▶ Instructions to follow:
Whenever a line contains the string "this", copy it out of the entries.
## begin Task material
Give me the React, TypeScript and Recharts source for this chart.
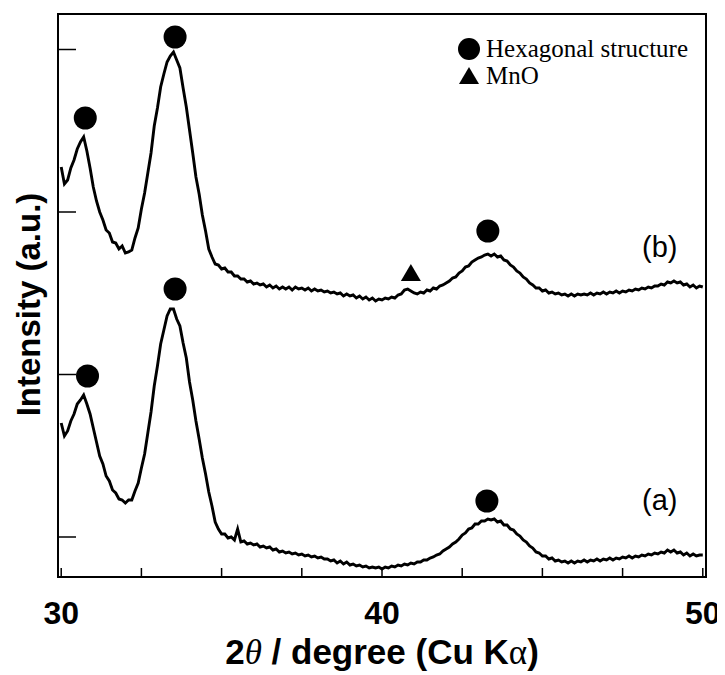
import React from 'react';
import { ComposedChart, Line, Scatter, XAxis, YAxis, ReferenceArea, ReferenceDot, Label, Legend } from 'recharts';

// 2θ sampled from 30.0° to 50.0° in 0.1° steps
const START_ANGLE = 30;
const ANGLE_STEP = 0.1;

// pattern (b) – upper trace, intensity (a.u.)
const intensityB = [
  410, 393, 397, 409, 417, 428, 435, 440, 426, 409,
  390, 376, 365, 357, 347, 344, 335, 334, 328, 331,
  324, 325, 327, 339, 349, 368, 384, 404, 424, 451,
  469, 490, 503, 515, 521, 525, 517, 509, 489, 470,
  447, 424, 400, 383, 362, 346, 328, 320, 313, 312,
  308, 309, 305, 305, 301, 301, 298, 298, 295, 296,
  293, 294, 292, 293, 290, 292, 289, 291, 288, 290,
  288, 290, 287, 290, 288, 289, 287, 289, 286, 288,
  286, 287, 285, 286, 284, 285, 283, 284, 281, 283,
  281, 282, 279, 281, 278, 280, 277, 279, 276, 278,
  277, 279, 278, 280, 279, 282, 283, 287, 288, 286,
  284, 283, 285, 284, 287, 286, 289, 288, 291, 292,
  294, 296, 299, 300, 304, 306, 310, 311, 315, 317,
  319, 320, 322, 323, 321, 323, 320, 321, 317, 316,
  312, 310, 306, 304, 300, 298, 294, 292, 289, 289,
  286, 287, 284, 285, 283, 284, 282, 283, 281, 283,
  281, 283, 282, 283, 282, 284, 282, 284, 283, 285,
  283, 285, 284, 286, 284, 286, 285, 287, 286, 288,
  287, 289, 288, 290, 289, 291, 291, 293, 292, 295,
  294, 296, 294, 295, 292, 293, 290, 292, 289, 291,
  290,
];

// pattern (a) – lower trace, intensity (a.u.)
const intensityA = [
  154, 141, 146, 156, 163, 173, 177, 182, 173, 163,
  149, 135, 121, 113, 101, 96, 87, 84, 78, 77,
  74, 77, 77, 86, 94, 109, 123, 144, 165, 191,
  211, 233, 247, 261, 268, 268, 258, 251, 234, 219,
  195, 177, 156, 138, 119, 103, 85, 71, 55, 48,
  43, 43, 39, 40, 37, 48, 35, 36, 33, 34,
  32, 33, 30, 31, 29, 30, 27, 28, 25, 26,
  24, 25, 23, 24, 22, 23, 21, 22, 20, 21,
  19, 20, 18, 18, 16, 17, 14, 16, 13, 15,
  12, 13, 11, 12, 10, 11, 9, 10, 9, 10,
  8, 10, 9, 11, 10, 12, 11, 13, 12, 14,
  13, 15, 15, 17, 17, 19, 20, 22, 23, 26,
  28, 30, 33, 35, 38, 42, 44, 48, 49, 53,
  53, 56, 56, 58, 57, 58, 55, 56, 52, 52,
  48, 47, 43, 41, 37, 35, 31, 29, 25, 24,
  21, 21, 18, 19, 16, 17, 15, 16, 14, 16,
  14, 16, 15, 17, 15, 17, 16, 18, 16, 18,
  17, 19, 17, 19, 18, 20, 19, 21, 19, 21,
  20, 22, 21, 23, 22, 24, 23, 25, 24, 27,
  25, 27, 24, 25, 22, 24, 21, 23, 21, 22,
  22,
];

// peak markers (2θ, marker height)
const hexMarkersB = [
  { x: 30.75, y: 459 },
  { x: 33.55, y: 540 },
  { x: 43.3, y: 346 },
];
const hexMarkersA = [
  { x: 30.82, y: 201 },
  { x: 33.55, y: 288 },
  { x: 43.27, y: 76 },
];
const mnoMarkers = [{ x: 40.9, y: 304 }];

// axis ticks
const xTicks = [30, 32.5, 35, 37.5, 40, 42.5, 45, 47.5, 50];
const xLabeledTicks = [30, 40, 50];
const yTicks = [40, 202.5, 365, 527.5];
const X_DOMAIN: [number, number] = [29.9, 50.1];
const Y_DOMAIN: [number, number] = [0, 563];

const toSeries = (vals: number[]) =>
  vals.map((v, i) => ({ x: Math.round((START_ANGLE + i * ANGLE_STEP) * 10) / 10, y: v }));

const seriesB = toSeries(intensityB);
const seriesA = toSeries(intensityA);

const SANS = '"Liberation Sans", Arial, Helvetica, sans-serif';
const SERIF = '"Liberation Serif", "Times New Roman", serif';

const XTick = (props: any) => {
  const { x, y, payload } = props;
  const labeled = xLabeledTicks.includes(payload.value);
  return (
    <g>
      <line x1={x} x2={x} y1={y} y2={y - 9} stroke="#000" strokeWidth={1.5} />
      {labeled && (
        <text x={x} y={y + 47} textAnchor="middle" fontFamily={SANS} fontWeight="bold" fontSize={32} fill="#000">
          {payload.value}
        </text>
      )}
    </g>
  );
};

const YTick = (props: any) => {
  const { x, y } = props;
  return <line x1={x} x2={x + 18} y1={y} y2={y} stroke="#000" strokeWidth={1.5} />;
};

const CircleMarker = (props: any) => <circle cx={props.cx} cy={props.cy} r={11.5} fill="#000" />;
const TriangleMarker = (props: any) => {
  const { cx, cy } = props;
  return <polygon points={`${cx - 10},${cy + 8} ${cx + 10},${cy + 8} ${cx},${cy - 9}`} fill="#000" />;
};

const SampleLabel = (text: string) => (props: any) => (
  <text x={props.cx} y={props.cy} textAnchor="middle" dominantBaseline="central" fontFamily={SANS} fontSize={29} fill="#000">
    {text}
  </text>
);

const LegendContent = () => (
  <div style={{ fontFamily: SERIF, fontSize: 25, color: '#000', lineHeight: '27px' }}>
    <div style={{ display: 'flex', alignItems: 'center' }}>
      <svg width={24} height={24}>
        <circle cx={12} cy={12} r={11} fill="#000" />
      </svg>
      <span style={{ marginLeft: 5 }}>Hexagonal structure</span>
    </div>
    <div style={{ display: 'flex', alignItems: 'center' }}>
      <svg width={24} height={24}>
        <polygon points="2,20 22,20 12,3" fill="#000" />
      </svg>
      <span style={{ marginLeft: 5 }}>MnO</span>
    </div>
  </div>
);

const YTitle = (props: any) => {
  const vb = props.viewBox;
  const cx = vb.x + 20;
  const cy = vb.y + vb.height / 2 + 9;
  return (
    <text x={cx} y={cy} transform={`rotate(-90 ${cx} ${cy})`} textAnchor="middle" dominantBaseline="central" fontFamily={SANS} fontWeight="bold" fontSize={33} fill="#000">
      Intensity (a.u.)
    </text>
  );
};

const XTitle = (props: any) => {
  const vb = props.viewBox;
  const cx = vb.x + vb.width / 2;
  return (
    <text x={cx} y={vb.y + 87} textAnchor="middle" fontFamily={SANS} fontWeight="bold" fontSize={35} fill="#000">
      <tspan>2</tspan>
      <tspan fontFamily={SERIF} fontStyle="italic" fontWeight="normal">θ</tspan>
      <tspan> / degree (Cu K</tspan>
      <tspan fontFamily={SERIF} fontWeight="normal">α</tspan>
      <tspan>)</tspan>
    </text>
  );
};

export default function App() {
  return (
    <div style={{ width: 717, height: 667 }}>
      <ComposedChart width={717} height={667} margin={{ top: 6, right: 19, bottom: 0, left: 0 }}>
        <XAxis
          type="number"
          dataKey="x"
          domain={X_DOMAIN}
          ticks={xTicks}
          allowDataOverflow
          height={98}
          tickSize={0}
          tickMargin={0}
          tickLine={false}
          axisLine={{ stroke: '#000', strokeWidth: 2 }}
          tick={<XTick />}
          interval={0}
        >
          <Label content={<XTitle />} />
        </XAxis>
        <YAxis
          type="number"
          domain={Y_DOMAIN}
          ticks={yTicks}
          allowDataOverflow
          width={50}
          tickSize={0}
          tickMargin={0}
          tickLine={false}
          axisLine={{ stroke: '#000', strokeWidth: 2 }}
          tick={<YTick />}
          interval={0}
        >
          <Label content={<YTitle />} />
        </YAxis>
        <ReferenceArea x1={X_DOMAIN[0]} x2={X_DOMAIN[1]} y1={Y_DOMAIN[0]} y2={Y_DOMAIN[1]} fill="none" stroke="#000" strokeWidth={2} />
        <Line data={seriesB} dataKey="y" type="linear" stroke="#000" strokeWidth={2.9} dot={false} isAnimationActive={false} />
        <Line data={seriesA} dataKey="y" type="linear" stroke="#000" strokeWidth={2.9} dot={false} isAnimationActive={false} />
        <Scatter data={hexMarkersB} dataKey="y" shape={<CircleMarker />} isAnimationActive={false} />
        <Scatter data={hexMarkersA} dataKey="y" shape={<CircleMarker />} isAnimationActive={false} />
        <Scatter data={mnoMarkers} dataKey="y" shape={<TriangleMarker />} isAnimationActive={false} />
        <ReferenceDot x={48.66} y={330} r={0} shape={SampleLabel('(b)')} />
        <ReferenceDot x={48.66} y={77} r={0} shape={SampleLabel('(a)')} />
        <Legend
          layout="horizontal"
          verticalAlign="middle"
          align="center"
          content={<LegendContent />}
          wrapperStyle={{ position: 'absolute', left: 449, top: 27, width: 260, height: 60, margin: 0 }}
        />
      </ComposedChart>
    </div>
  );
}
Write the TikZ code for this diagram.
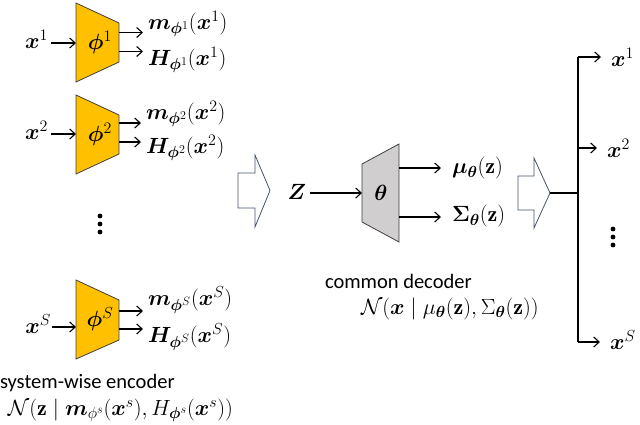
## end Task material
▶ The response:
Give me the React, TypeScript and Recharts source for this chart.
Write the TikZ code for this diagram.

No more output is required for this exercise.